Entries with chart source code
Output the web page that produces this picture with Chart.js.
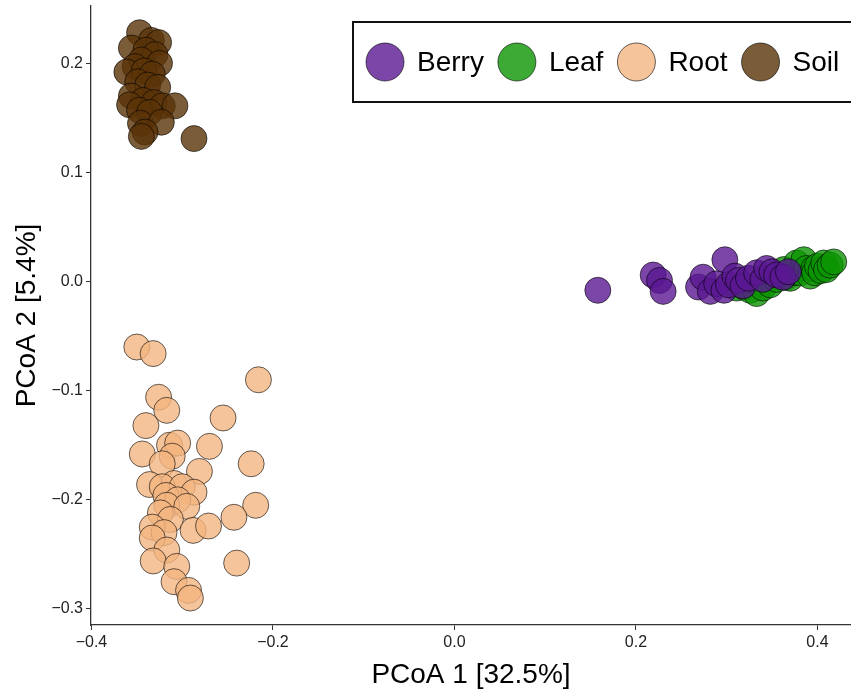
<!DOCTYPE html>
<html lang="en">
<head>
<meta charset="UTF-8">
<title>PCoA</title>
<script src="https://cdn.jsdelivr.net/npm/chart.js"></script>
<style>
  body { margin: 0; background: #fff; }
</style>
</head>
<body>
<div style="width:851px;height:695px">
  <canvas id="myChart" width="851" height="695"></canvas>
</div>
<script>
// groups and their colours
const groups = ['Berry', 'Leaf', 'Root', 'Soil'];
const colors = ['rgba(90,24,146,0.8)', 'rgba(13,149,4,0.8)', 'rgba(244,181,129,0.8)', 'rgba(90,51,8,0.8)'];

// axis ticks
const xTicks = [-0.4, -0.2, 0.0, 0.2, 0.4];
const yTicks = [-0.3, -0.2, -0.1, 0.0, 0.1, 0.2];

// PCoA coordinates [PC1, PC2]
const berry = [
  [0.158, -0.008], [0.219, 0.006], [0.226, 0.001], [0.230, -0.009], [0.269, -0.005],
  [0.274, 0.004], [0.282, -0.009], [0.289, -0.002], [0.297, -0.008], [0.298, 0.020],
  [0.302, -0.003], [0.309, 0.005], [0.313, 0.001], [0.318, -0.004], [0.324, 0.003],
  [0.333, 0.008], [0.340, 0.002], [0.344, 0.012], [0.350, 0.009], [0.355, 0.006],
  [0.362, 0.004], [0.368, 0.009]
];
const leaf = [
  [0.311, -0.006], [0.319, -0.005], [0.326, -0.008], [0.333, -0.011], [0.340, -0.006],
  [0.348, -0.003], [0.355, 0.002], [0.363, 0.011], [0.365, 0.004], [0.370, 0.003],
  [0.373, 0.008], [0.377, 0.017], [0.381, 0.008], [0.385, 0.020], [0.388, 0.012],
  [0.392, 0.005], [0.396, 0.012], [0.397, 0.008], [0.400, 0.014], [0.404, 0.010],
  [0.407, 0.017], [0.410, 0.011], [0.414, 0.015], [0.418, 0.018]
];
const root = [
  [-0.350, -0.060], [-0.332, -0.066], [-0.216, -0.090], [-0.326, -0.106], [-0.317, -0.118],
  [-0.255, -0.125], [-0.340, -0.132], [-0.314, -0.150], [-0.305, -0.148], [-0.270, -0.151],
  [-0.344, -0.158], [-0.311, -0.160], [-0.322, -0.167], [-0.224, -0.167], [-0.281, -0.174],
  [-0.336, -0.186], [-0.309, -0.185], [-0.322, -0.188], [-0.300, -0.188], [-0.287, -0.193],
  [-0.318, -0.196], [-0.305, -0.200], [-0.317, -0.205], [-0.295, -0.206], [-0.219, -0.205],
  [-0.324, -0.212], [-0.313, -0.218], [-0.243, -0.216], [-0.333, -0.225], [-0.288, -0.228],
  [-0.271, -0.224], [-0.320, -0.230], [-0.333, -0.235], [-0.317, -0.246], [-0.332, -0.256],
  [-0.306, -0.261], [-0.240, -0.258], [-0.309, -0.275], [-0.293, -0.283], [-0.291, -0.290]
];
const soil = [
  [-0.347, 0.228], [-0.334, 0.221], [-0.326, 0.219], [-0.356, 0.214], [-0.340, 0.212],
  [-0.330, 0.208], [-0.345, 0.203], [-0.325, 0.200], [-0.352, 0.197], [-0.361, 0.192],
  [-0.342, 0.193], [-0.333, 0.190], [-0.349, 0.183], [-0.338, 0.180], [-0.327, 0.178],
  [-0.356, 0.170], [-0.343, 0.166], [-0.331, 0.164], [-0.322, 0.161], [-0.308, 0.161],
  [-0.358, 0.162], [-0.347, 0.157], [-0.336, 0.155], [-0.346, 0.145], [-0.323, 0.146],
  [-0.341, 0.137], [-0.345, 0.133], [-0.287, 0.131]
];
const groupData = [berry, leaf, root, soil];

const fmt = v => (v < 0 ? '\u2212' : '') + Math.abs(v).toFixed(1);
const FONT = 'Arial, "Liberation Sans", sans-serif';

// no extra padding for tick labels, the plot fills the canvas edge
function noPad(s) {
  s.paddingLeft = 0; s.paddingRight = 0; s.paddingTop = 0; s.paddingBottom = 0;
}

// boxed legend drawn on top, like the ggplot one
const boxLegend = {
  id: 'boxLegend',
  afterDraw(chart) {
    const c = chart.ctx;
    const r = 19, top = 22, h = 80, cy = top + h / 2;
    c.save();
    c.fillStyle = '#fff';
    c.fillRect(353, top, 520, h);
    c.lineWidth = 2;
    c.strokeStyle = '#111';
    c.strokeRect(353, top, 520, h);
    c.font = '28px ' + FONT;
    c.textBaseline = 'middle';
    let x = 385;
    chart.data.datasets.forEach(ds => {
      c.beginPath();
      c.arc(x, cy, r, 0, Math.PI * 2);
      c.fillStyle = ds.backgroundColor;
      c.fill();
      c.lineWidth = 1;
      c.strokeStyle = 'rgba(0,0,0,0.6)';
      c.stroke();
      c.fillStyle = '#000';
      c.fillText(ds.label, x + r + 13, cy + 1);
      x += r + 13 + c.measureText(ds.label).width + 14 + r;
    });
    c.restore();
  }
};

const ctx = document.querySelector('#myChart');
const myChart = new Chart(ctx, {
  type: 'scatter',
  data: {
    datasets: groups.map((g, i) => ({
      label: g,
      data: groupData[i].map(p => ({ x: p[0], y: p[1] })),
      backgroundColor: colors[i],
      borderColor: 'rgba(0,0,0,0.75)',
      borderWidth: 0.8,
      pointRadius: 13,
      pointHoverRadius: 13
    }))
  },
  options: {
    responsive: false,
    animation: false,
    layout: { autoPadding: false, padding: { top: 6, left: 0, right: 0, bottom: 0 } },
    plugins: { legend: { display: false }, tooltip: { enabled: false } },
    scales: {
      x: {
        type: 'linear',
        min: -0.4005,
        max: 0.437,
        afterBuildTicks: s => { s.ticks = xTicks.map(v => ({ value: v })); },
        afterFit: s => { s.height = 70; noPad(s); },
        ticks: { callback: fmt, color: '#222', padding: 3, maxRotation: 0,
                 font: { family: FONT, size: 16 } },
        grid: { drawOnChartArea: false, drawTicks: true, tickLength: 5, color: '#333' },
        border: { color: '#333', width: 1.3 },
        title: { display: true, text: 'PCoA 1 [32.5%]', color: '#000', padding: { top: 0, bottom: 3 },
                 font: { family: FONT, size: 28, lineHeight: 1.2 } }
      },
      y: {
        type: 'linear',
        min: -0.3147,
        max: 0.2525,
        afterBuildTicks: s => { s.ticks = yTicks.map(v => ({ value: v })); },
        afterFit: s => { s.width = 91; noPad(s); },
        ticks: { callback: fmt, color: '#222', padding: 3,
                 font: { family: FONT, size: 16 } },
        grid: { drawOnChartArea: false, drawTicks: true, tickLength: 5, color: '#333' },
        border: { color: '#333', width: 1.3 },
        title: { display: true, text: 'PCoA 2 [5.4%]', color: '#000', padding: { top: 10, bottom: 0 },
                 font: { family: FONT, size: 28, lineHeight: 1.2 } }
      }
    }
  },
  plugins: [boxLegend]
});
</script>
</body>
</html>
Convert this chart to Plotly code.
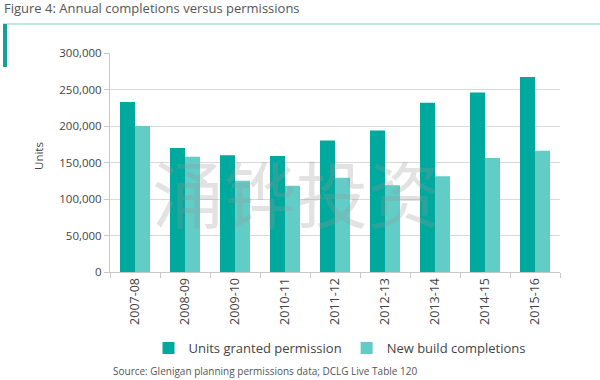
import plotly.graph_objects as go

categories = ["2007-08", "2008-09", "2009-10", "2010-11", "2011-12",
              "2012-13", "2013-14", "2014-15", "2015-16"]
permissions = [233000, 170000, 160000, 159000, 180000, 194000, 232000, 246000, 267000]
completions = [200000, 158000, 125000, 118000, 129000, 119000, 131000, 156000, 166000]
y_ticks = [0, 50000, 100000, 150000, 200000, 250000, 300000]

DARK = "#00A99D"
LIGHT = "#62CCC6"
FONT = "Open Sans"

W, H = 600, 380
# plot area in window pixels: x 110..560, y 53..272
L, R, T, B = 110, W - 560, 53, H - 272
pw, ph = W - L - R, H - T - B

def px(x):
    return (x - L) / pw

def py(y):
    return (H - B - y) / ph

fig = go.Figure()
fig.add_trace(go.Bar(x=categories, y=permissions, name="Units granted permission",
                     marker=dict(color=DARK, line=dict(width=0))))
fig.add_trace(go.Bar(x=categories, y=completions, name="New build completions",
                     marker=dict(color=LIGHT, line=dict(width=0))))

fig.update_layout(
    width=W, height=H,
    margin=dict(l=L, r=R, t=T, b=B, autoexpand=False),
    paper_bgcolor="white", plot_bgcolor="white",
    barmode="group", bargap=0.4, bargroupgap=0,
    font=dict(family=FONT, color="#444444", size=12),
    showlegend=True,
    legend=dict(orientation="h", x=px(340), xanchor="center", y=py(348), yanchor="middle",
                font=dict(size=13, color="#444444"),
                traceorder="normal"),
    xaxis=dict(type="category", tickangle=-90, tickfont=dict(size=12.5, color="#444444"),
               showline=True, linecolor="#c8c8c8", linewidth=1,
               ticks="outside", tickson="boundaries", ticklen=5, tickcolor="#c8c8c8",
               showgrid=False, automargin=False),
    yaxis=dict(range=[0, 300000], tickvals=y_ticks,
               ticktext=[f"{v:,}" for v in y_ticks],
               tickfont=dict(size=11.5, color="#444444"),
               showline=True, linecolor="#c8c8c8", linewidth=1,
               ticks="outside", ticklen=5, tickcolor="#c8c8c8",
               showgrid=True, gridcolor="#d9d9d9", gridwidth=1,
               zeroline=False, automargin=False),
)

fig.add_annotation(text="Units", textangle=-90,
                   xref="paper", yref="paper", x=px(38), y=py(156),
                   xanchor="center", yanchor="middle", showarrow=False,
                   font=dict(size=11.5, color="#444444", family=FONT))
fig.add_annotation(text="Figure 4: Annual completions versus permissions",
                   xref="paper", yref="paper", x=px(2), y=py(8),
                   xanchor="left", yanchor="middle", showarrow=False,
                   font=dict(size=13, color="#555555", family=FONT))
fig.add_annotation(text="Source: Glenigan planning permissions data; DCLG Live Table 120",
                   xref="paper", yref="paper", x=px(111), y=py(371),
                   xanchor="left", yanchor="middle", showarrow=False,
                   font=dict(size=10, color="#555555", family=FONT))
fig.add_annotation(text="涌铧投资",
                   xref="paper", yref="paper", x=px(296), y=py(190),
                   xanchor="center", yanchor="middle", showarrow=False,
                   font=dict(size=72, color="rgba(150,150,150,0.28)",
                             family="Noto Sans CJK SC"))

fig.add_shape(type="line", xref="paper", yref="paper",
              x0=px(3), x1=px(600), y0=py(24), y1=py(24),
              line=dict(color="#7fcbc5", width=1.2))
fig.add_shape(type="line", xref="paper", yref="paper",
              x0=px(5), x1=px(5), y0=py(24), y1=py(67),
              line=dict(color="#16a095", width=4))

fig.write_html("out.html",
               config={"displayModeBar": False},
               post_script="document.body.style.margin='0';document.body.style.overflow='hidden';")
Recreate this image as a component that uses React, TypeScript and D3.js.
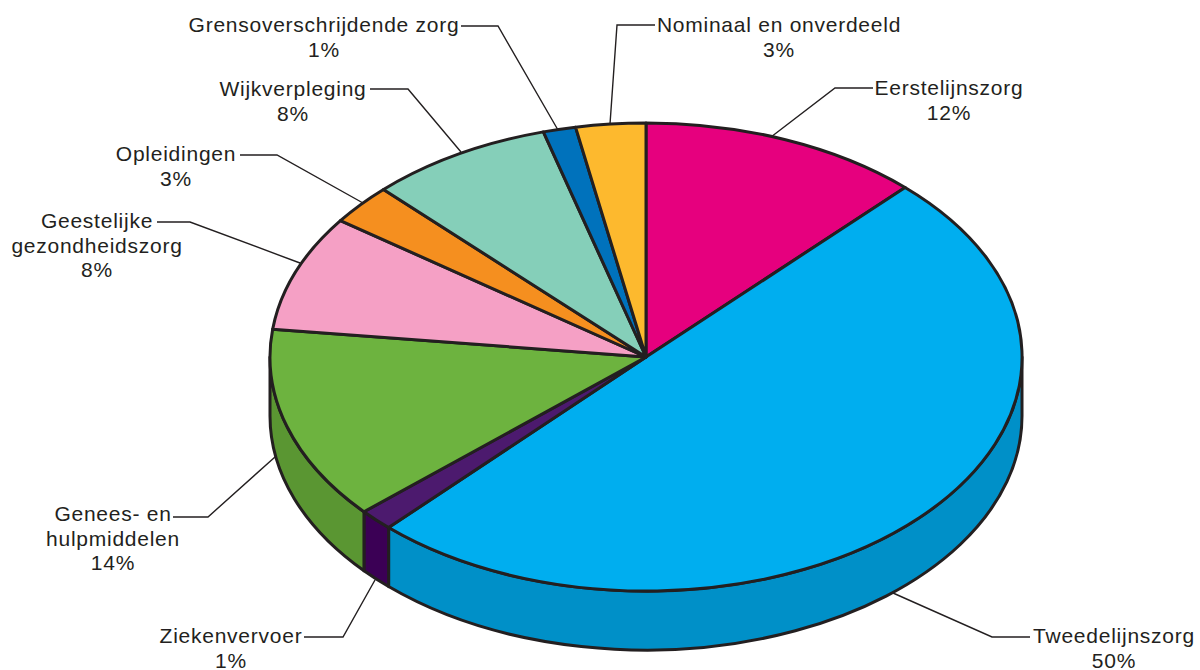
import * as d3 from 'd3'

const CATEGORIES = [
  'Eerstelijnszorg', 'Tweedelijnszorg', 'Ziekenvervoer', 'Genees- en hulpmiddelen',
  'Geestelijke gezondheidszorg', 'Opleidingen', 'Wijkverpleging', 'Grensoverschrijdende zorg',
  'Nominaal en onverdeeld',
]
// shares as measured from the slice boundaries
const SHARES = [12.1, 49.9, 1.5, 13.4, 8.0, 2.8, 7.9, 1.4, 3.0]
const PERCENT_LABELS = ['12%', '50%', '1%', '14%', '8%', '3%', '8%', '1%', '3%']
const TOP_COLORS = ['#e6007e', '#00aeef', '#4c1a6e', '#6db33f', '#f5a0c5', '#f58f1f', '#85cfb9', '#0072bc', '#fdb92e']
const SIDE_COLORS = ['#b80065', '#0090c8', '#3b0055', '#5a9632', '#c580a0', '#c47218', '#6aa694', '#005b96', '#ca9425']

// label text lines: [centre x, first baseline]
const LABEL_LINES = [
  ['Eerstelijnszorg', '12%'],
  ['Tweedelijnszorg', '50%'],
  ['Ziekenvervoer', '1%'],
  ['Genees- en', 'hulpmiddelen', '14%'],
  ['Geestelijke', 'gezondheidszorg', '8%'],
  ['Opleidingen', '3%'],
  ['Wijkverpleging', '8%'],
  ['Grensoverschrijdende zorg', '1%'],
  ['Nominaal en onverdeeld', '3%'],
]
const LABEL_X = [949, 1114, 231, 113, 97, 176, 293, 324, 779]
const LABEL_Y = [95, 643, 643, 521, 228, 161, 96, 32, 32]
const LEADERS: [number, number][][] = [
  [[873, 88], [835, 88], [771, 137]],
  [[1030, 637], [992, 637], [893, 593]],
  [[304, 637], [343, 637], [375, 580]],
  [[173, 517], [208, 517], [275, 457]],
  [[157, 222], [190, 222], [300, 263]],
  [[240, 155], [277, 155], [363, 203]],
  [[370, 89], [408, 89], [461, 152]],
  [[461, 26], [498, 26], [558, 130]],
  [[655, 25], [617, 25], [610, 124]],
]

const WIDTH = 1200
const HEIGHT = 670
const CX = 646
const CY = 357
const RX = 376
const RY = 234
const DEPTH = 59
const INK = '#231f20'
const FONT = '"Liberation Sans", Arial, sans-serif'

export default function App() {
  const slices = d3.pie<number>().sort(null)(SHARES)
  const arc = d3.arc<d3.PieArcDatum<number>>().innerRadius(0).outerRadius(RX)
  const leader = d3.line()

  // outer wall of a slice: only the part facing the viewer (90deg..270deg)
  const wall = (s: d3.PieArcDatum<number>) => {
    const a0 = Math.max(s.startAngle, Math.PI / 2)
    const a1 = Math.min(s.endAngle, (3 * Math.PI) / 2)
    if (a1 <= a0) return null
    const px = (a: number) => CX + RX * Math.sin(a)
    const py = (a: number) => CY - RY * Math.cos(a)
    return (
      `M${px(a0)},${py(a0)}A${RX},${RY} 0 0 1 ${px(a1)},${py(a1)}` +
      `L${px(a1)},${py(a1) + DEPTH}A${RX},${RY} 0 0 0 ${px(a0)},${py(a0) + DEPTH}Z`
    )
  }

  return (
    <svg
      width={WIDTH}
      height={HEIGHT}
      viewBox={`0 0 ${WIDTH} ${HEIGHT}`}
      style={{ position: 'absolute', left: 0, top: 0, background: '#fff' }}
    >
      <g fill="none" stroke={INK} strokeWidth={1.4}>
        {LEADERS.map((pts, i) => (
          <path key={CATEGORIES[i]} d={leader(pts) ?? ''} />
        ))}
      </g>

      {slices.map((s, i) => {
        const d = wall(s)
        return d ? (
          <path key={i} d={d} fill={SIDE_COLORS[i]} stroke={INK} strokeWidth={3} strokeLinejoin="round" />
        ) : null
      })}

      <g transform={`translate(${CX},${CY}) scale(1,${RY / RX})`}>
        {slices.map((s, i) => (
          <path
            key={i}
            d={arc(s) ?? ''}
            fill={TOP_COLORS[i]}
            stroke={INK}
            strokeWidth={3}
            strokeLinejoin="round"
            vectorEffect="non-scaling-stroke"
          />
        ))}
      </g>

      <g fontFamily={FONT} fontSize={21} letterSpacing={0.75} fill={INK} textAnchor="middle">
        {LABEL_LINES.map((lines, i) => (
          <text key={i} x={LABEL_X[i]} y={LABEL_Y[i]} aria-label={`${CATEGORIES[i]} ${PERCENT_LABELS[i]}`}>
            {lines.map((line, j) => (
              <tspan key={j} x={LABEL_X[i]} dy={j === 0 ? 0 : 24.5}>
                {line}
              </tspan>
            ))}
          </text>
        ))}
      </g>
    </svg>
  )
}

Direction:
Leave the pictures out and copy exactly the lines from the one with "Recreate this image" to the one with "import * as d3 from 'd3'", both included.

Response below:
Recreate this image as a component that uses React, TypeScript and D3.js.
import * as d3 from 'd3'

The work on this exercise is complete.